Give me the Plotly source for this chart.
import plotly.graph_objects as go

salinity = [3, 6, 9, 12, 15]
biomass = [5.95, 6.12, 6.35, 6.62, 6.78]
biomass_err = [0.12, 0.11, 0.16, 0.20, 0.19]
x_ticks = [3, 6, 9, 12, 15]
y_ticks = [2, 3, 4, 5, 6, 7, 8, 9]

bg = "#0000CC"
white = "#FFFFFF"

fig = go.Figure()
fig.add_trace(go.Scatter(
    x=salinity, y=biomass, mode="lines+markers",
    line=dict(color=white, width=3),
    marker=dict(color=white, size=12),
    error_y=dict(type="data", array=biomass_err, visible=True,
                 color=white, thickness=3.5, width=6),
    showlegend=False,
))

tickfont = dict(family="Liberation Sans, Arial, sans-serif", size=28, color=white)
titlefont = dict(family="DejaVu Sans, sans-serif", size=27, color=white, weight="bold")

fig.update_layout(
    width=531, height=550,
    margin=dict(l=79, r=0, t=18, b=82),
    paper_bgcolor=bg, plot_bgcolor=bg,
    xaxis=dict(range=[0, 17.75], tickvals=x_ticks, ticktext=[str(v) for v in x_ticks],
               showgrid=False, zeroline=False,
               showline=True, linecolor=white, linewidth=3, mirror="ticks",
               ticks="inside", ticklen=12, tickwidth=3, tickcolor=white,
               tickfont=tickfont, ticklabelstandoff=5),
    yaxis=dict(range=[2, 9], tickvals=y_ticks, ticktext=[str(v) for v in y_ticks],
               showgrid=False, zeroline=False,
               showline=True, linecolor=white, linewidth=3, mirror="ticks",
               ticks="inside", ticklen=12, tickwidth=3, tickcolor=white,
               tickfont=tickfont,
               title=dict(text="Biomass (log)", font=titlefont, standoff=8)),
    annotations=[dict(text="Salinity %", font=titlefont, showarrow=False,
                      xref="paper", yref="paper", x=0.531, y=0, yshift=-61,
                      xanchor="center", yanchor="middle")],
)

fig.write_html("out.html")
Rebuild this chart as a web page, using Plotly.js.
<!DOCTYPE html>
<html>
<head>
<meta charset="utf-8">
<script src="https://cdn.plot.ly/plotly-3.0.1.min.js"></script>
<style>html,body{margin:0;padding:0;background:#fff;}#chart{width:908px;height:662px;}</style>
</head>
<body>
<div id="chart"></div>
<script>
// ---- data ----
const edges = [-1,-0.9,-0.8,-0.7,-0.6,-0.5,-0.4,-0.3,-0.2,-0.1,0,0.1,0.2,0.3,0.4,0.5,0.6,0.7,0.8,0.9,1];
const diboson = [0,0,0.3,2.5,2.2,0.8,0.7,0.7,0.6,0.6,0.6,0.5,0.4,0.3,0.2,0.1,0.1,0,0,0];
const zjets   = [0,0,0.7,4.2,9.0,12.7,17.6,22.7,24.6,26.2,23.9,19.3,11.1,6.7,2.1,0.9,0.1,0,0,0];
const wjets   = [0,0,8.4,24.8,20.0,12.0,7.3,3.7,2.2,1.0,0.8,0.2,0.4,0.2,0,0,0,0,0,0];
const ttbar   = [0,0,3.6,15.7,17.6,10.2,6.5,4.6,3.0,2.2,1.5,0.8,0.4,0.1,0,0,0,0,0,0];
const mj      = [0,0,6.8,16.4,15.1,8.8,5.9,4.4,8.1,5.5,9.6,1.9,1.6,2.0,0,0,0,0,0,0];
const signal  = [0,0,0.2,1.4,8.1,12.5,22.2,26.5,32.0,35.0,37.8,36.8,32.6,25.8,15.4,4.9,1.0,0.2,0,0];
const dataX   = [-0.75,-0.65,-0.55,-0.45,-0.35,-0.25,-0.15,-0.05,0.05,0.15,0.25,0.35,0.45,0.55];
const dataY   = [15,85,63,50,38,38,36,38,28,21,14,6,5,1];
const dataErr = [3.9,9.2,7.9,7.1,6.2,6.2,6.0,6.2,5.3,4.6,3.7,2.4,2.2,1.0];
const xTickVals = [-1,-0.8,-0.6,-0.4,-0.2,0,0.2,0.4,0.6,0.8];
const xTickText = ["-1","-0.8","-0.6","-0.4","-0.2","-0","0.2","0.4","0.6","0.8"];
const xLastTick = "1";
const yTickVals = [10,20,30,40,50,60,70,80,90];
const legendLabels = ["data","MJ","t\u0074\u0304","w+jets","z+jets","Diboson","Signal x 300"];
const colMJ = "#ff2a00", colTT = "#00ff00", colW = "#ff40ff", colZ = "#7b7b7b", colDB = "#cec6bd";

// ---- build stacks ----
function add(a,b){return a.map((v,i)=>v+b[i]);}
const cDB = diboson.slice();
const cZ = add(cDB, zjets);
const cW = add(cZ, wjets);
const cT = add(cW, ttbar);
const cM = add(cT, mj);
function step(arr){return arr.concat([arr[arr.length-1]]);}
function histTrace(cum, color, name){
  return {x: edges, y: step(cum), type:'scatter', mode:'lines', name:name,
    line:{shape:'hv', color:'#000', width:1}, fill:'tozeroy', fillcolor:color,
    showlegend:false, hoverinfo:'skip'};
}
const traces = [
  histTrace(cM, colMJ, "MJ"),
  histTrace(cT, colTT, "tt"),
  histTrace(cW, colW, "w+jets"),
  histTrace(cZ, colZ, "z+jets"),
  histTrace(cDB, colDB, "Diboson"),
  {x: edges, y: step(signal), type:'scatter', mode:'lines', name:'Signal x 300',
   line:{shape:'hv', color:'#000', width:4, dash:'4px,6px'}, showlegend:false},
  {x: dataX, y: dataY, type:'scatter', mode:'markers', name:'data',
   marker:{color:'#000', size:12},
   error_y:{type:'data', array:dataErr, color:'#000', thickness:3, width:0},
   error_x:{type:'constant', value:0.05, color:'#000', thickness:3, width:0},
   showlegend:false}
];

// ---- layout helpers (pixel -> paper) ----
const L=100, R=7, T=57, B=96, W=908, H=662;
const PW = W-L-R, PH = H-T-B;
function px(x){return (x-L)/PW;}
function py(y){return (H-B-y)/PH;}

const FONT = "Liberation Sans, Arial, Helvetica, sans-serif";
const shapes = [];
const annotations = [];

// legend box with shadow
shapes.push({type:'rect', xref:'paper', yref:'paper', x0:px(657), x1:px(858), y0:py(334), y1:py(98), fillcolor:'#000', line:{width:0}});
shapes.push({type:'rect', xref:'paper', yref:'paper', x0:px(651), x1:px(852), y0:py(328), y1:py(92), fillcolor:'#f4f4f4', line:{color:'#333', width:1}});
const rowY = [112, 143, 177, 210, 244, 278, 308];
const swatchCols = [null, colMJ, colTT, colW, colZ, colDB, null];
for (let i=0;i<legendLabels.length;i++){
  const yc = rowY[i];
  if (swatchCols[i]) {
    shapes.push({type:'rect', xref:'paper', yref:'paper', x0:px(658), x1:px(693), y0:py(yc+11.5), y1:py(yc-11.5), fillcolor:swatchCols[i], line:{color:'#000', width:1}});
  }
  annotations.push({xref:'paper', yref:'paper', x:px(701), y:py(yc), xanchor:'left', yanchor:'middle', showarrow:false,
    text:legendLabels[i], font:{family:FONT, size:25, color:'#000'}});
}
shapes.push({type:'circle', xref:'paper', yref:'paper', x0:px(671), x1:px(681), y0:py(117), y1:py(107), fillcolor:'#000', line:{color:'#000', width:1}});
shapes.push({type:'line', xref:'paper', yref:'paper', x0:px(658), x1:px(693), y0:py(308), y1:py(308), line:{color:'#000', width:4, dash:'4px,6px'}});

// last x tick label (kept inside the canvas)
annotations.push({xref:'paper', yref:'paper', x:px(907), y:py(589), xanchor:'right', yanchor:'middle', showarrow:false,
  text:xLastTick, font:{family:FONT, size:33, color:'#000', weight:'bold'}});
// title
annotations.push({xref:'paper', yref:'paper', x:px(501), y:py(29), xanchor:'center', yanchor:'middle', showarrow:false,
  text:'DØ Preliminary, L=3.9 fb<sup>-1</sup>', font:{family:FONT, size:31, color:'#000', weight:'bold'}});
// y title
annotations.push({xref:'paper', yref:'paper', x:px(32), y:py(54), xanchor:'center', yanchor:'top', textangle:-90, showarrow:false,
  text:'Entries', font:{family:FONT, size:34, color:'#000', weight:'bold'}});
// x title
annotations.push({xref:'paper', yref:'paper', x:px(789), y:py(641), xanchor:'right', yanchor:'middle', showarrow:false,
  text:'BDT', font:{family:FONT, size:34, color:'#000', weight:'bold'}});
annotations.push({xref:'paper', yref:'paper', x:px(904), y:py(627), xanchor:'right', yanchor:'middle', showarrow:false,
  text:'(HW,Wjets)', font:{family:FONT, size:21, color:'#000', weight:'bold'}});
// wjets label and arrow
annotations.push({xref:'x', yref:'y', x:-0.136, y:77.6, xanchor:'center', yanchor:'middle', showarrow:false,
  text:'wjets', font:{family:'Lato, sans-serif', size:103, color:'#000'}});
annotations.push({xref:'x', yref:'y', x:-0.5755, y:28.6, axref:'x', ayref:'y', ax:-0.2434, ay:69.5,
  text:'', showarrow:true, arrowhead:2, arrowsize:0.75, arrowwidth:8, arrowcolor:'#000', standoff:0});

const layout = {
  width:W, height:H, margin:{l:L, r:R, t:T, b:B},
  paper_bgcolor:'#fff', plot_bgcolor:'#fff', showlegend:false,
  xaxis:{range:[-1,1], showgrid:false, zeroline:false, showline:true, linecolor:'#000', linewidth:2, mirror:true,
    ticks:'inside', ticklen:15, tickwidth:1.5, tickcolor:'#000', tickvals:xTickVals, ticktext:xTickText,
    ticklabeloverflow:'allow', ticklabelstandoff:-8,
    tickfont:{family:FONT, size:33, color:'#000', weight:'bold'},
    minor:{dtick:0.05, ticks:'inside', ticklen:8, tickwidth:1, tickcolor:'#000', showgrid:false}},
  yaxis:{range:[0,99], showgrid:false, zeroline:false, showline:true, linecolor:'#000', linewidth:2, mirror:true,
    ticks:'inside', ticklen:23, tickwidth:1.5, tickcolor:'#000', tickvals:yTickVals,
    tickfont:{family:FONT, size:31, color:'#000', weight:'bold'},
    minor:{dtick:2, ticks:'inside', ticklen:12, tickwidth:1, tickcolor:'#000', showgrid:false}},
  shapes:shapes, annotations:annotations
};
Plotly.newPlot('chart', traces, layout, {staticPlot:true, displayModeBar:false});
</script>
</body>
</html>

→ Your instructions:
Write out word for word only the lines from the start of the entries down to the line with "y_ticks = [2, 3, 4, 5, 6, 7, 8, 9]", please, including both ends.

→ Expected answer:
Give me the Plotly source for this chart.
import plotly.graph_objects as go

salinity = [3, 6, 9, 12, 15]
biomass = [5.95, 6.12, 6.35, 6.62, 6.78]
biomass_err = [0.12, 0.11, 0.16, 0.20, 0.19]
x_ticks = [3, 6, 9, 12, 15]
y_ticks = [2, 3, 4, 5, 6, 7, 8, 9]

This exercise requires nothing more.